>> BEGIN Information given
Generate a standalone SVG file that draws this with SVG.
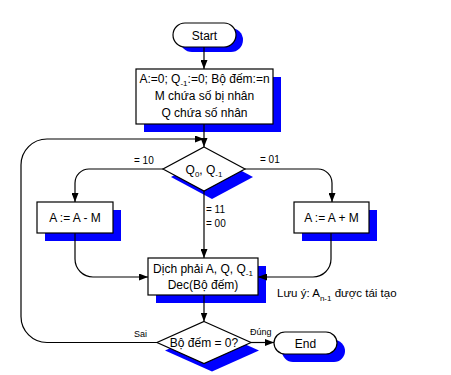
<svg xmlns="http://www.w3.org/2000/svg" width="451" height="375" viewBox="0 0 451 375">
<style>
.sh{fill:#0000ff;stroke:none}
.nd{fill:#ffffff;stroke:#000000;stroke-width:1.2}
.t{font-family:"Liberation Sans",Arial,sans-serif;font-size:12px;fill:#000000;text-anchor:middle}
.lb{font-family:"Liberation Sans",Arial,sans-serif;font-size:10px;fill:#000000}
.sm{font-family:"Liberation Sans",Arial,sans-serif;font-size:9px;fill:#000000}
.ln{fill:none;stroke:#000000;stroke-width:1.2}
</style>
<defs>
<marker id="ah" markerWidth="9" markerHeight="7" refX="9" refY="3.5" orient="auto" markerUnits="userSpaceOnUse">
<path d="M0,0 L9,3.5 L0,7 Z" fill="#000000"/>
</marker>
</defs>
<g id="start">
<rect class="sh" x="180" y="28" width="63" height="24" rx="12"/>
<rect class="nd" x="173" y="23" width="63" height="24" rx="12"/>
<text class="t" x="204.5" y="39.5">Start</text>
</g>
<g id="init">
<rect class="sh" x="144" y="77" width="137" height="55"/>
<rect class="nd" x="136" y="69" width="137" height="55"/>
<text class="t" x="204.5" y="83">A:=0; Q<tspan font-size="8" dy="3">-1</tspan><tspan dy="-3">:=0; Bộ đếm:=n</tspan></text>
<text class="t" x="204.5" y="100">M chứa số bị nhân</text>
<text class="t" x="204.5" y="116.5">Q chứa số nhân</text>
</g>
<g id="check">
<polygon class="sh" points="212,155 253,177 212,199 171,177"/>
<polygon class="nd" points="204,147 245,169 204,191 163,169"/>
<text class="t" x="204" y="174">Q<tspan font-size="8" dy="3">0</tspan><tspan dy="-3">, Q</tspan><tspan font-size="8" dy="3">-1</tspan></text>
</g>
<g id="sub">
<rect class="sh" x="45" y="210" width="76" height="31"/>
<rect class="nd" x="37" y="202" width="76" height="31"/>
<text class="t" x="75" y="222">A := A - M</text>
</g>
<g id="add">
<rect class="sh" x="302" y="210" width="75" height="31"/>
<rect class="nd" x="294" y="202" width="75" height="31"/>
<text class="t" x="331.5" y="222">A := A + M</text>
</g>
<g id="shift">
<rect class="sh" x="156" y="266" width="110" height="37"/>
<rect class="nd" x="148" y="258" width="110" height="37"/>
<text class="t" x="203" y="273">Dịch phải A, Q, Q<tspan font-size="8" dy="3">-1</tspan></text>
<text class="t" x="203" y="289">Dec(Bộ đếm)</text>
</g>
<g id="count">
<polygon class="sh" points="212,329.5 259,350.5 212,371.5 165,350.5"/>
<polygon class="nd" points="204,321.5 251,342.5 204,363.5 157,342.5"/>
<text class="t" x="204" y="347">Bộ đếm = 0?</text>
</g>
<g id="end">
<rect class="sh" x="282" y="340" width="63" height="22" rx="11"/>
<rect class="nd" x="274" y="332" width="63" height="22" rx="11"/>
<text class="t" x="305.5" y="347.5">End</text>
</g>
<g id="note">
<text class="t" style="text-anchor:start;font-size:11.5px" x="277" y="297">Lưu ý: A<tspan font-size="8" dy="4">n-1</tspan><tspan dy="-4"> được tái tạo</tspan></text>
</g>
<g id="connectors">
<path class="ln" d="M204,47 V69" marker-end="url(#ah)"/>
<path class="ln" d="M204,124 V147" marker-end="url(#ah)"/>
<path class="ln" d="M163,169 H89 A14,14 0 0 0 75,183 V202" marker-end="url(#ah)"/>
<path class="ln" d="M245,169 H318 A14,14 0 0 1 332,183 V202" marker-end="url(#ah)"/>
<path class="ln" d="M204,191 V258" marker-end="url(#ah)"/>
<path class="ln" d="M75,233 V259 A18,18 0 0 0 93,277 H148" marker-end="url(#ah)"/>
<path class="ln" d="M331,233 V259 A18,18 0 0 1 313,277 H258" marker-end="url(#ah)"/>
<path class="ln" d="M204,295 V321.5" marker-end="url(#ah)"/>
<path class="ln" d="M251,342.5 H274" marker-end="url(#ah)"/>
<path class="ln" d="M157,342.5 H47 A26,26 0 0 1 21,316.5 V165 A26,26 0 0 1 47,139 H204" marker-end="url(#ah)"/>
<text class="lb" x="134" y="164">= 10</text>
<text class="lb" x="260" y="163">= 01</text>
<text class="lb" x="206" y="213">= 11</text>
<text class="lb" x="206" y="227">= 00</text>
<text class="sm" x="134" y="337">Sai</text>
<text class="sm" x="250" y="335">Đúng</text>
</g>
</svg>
>> END Information given
>> BEGIN Information given
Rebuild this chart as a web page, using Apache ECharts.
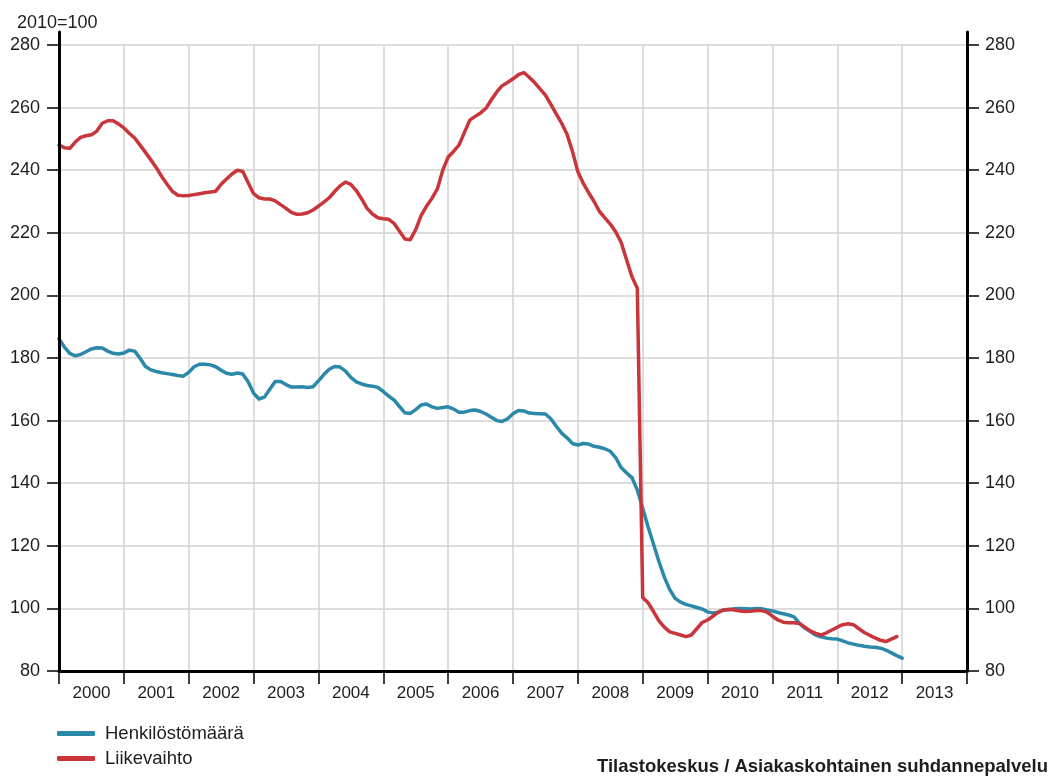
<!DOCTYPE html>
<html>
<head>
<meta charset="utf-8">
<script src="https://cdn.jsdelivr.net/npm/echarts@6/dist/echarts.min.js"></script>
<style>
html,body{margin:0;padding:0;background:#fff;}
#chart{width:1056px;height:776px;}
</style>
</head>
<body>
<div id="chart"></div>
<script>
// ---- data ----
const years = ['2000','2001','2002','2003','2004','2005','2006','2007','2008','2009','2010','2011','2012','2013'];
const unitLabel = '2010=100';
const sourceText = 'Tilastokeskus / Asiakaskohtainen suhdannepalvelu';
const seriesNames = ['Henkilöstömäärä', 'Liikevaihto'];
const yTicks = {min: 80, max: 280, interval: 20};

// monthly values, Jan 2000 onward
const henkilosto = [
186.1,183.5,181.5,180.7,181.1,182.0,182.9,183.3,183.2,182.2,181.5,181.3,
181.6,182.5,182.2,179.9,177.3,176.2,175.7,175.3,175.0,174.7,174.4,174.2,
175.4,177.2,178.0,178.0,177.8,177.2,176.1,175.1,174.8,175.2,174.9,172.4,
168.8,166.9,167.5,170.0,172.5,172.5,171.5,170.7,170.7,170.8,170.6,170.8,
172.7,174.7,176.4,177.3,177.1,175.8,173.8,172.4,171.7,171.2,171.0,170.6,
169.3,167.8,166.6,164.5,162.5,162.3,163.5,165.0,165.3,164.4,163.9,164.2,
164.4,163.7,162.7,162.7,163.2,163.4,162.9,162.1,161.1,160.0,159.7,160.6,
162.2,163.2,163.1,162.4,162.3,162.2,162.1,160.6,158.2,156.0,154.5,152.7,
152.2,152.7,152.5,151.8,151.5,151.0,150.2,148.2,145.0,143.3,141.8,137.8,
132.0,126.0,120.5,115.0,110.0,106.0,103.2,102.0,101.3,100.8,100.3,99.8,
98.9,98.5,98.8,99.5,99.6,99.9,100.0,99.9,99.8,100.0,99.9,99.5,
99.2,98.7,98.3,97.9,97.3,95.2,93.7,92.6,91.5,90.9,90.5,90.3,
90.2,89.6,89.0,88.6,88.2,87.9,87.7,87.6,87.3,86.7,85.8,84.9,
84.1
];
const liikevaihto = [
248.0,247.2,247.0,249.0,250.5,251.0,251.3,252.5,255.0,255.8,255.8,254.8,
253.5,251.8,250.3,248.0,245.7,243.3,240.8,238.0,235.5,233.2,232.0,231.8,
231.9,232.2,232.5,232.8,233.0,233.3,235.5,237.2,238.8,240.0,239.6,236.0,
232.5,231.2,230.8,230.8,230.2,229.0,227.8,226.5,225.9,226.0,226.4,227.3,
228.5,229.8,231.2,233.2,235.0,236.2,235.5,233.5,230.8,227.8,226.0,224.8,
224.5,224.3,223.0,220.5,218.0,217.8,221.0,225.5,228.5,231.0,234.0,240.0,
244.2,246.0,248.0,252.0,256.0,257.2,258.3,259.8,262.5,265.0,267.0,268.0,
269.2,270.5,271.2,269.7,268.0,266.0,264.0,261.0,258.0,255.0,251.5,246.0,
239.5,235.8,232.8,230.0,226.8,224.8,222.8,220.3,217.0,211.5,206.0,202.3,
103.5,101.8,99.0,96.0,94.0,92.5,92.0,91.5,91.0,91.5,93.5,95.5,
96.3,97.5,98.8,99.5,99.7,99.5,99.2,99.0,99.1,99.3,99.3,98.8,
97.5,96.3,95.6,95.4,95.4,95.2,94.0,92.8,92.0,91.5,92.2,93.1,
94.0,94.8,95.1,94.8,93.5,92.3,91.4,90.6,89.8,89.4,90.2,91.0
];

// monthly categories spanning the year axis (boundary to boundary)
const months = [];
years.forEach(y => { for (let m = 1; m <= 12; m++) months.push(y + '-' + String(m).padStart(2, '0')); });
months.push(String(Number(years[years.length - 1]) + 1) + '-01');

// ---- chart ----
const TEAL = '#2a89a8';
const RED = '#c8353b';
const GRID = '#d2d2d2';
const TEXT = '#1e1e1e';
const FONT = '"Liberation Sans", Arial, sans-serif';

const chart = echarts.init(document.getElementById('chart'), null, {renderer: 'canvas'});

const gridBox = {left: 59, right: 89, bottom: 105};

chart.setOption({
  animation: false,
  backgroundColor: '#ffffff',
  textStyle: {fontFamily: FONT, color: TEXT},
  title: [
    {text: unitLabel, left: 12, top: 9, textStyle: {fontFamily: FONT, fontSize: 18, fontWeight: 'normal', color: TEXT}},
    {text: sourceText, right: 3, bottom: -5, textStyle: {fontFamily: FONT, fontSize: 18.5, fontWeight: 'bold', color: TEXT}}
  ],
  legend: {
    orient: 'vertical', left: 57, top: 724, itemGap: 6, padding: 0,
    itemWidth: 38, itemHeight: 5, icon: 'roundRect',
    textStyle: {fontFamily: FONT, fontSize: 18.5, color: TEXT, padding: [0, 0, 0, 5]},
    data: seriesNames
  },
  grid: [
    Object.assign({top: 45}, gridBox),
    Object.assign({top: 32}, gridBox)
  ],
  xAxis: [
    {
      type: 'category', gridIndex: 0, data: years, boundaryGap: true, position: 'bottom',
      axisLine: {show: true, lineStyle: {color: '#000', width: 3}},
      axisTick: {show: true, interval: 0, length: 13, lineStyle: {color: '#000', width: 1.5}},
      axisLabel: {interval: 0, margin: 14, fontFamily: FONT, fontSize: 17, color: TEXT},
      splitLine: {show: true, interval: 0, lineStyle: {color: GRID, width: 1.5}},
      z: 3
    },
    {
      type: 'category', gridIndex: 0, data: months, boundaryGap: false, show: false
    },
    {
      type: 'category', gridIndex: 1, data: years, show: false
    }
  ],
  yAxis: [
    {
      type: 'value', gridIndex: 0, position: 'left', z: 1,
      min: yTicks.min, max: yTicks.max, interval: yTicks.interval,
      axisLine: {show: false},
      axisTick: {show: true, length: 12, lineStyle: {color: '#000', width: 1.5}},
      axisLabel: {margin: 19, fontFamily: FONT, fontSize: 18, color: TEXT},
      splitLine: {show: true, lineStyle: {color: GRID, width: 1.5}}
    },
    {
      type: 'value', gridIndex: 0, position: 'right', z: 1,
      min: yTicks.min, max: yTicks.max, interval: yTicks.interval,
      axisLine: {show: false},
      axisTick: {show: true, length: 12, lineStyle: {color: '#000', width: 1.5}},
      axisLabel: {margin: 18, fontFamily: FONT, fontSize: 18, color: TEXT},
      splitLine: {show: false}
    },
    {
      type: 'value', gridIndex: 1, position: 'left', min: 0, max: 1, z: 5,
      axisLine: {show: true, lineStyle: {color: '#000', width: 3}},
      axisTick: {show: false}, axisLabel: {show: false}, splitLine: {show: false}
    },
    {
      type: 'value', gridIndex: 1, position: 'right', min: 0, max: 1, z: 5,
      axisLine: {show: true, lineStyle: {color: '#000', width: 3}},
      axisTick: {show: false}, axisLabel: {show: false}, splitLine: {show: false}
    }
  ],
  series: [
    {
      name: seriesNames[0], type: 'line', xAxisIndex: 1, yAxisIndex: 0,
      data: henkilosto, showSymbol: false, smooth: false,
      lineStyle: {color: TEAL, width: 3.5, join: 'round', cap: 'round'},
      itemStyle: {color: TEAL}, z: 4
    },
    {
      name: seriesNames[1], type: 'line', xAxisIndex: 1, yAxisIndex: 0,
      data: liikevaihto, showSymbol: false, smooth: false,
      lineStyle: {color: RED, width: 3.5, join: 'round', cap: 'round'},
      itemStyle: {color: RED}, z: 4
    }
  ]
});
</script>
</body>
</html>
>> END Information given
>> BEGIN Information given
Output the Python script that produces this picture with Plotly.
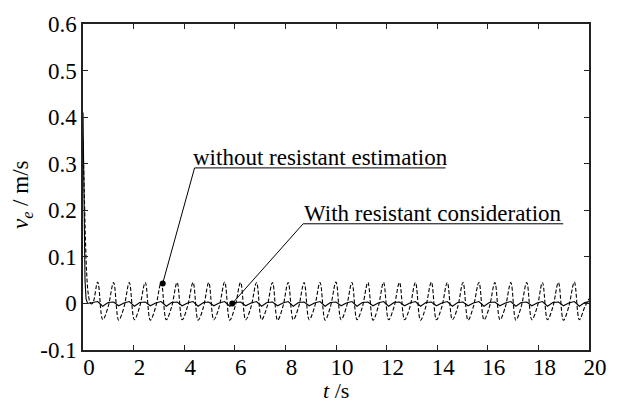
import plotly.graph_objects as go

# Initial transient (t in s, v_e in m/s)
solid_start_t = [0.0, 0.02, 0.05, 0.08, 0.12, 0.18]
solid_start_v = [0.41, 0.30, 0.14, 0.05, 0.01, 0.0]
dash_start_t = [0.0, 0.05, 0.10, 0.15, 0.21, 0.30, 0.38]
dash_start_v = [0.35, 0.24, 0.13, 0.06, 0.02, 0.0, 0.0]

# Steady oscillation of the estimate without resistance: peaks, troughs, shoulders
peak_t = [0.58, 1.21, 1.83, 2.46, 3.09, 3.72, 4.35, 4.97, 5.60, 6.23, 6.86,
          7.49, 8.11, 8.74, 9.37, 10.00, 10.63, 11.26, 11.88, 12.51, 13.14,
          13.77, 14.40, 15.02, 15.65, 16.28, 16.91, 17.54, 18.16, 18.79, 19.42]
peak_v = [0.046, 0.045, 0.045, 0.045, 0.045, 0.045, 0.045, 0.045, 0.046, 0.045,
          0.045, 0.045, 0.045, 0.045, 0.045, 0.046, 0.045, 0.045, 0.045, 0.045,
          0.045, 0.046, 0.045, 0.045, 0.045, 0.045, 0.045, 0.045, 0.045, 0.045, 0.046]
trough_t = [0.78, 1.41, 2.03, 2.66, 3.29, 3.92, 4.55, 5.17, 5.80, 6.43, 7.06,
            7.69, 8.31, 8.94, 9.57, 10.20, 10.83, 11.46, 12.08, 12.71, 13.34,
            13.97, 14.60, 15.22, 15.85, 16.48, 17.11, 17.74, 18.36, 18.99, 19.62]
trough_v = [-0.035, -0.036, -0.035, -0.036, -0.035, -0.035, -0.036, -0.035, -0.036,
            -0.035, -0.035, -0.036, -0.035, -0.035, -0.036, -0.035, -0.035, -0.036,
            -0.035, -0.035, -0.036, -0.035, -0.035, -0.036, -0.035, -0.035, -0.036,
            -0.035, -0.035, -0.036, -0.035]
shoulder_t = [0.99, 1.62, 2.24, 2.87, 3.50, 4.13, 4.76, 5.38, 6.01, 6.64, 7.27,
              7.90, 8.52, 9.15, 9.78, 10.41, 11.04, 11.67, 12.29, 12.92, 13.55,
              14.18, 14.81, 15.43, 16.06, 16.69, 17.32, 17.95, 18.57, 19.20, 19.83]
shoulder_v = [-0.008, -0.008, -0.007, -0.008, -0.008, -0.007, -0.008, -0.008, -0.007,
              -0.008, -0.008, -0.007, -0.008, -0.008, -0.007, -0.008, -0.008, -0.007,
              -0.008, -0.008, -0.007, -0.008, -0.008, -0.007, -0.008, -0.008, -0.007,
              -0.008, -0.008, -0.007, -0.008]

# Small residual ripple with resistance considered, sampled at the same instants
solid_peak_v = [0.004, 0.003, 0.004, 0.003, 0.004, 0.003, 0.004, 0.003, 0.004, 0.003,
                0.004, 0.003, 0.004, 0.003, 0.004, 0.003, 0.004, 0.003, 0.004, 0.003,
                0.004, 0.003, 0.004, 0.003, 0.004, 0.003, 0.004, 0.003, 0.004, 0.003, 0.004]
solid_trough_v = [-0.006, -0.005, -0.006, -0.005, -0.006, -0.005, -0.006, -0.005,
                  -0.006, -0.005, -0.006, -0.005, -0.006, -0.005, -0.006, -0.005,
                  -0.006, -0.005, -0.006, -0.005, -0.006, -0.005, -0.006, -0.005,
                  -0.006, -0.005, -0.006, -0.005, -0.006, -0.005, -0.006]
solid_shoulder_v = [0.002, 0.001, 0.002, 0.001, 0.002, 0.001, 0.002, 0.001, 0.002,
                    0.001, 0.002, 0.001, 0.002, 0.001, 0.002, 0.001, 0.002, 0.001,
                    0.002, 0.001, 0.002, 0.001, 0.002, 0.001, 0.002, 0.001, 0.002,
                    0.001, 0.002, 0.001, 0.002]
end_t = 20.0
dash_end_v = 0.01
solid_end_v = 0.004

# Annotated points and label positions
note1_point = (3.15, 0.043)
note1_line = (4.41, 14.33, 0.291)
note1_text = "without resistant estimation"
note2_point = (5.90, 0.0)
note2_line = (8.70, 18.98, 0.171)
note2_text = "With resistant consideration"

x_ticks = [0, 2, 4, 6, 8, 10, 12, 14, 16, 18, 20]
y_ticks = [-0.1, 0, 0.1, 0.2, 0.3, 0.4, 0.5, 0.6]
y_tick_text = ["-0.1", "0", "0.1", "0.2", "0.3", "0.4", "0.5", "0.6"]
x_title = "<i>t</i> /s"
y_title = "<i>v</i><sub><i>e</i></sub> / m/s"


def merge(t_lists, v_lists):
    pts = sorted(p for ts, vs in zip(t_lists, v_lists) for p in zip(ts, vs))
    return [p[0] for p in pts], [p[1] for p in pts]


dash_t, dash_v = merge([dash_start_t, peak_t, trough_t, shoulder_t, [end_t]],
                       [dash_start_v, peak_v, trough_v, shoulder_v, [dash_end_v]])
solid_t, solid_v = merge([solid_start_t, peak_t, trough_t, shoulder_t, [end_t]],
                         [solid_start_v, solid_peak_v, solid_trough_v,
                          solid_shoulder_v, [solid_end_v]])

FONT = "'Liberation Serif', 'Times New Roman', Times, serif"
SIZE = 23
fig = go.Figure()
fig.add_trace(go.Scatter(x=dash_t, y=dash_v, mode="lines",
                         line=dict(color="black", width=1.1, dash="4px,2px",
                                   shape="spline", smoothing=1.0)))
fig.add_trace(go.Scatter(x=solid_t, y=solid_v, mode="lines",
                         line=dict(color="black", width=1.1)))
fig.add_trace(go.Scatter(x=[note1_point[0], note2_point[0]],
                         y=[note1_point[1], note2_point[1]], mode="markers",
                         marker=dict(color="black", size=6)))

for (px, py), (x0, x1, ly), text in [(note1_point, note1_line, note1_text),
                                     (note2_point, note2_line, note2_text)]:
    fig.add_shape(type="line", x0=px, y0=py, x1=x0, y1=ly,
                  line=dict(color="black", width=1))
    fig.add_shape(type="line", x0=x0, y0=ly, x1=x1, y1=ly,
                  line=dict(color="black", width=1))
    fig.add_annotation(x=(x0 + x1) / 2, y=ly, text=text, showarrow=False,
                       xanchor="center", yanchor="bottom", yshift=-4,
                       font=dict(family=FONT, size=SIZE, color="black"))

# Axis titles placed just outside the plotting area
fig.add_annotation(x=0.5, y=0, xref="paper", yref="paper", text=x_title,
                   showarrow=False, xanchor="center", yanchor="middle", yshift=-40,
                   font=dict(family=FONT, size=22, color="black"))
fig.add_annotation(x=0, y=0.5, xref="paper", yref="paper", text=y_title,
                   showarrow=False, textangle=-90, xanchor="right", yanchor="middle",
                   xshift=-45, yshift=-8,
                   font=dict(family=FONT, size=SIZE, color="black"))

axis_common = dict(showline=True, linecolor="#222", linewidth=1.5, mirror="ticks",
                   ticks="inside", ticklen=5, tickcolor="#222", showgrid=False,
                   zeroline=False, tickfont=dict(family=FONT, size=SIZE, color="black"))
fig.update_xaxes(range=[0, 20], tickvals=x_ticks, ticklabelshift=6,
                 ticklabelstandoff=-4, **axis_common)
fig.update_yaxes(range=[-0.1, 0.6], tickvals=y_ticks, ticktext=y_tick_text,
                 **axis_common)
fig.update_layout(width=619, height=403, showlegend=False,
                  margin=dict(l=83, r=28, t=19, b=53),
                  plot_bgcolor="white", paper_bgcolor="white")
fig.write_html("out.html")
>> END Information given
→ **The problem**
Can you give again only the lines between the one containing "Output the Python" and the one containing "dash_start_v = [0.35, 0.24, 0.13, 0.06, 0.02, 0.0, 0.0]", counting both, exactly as they appear and without any pictures?

→ **Exercise answer**
Output the Python script that produces this picture with Plotly.
import plotly.graph_objects as go

# Initial transient (t in s, v_e in m/s)
solid_start_t = [0.0, 0.02, 0.05, 0.08, 0.12, 0.18]
solid_start_v = [0.41, 0.30, 0.14, 0.05, 0.01, 0.0]
dash_start_t = [0.0, 0.05, 0.10, 0.15, 0.21, 0.30, 0.38]
dash_start_v = [0.35, 0.24, 0.13, 0.06, 0.02, 0.0, 0.0]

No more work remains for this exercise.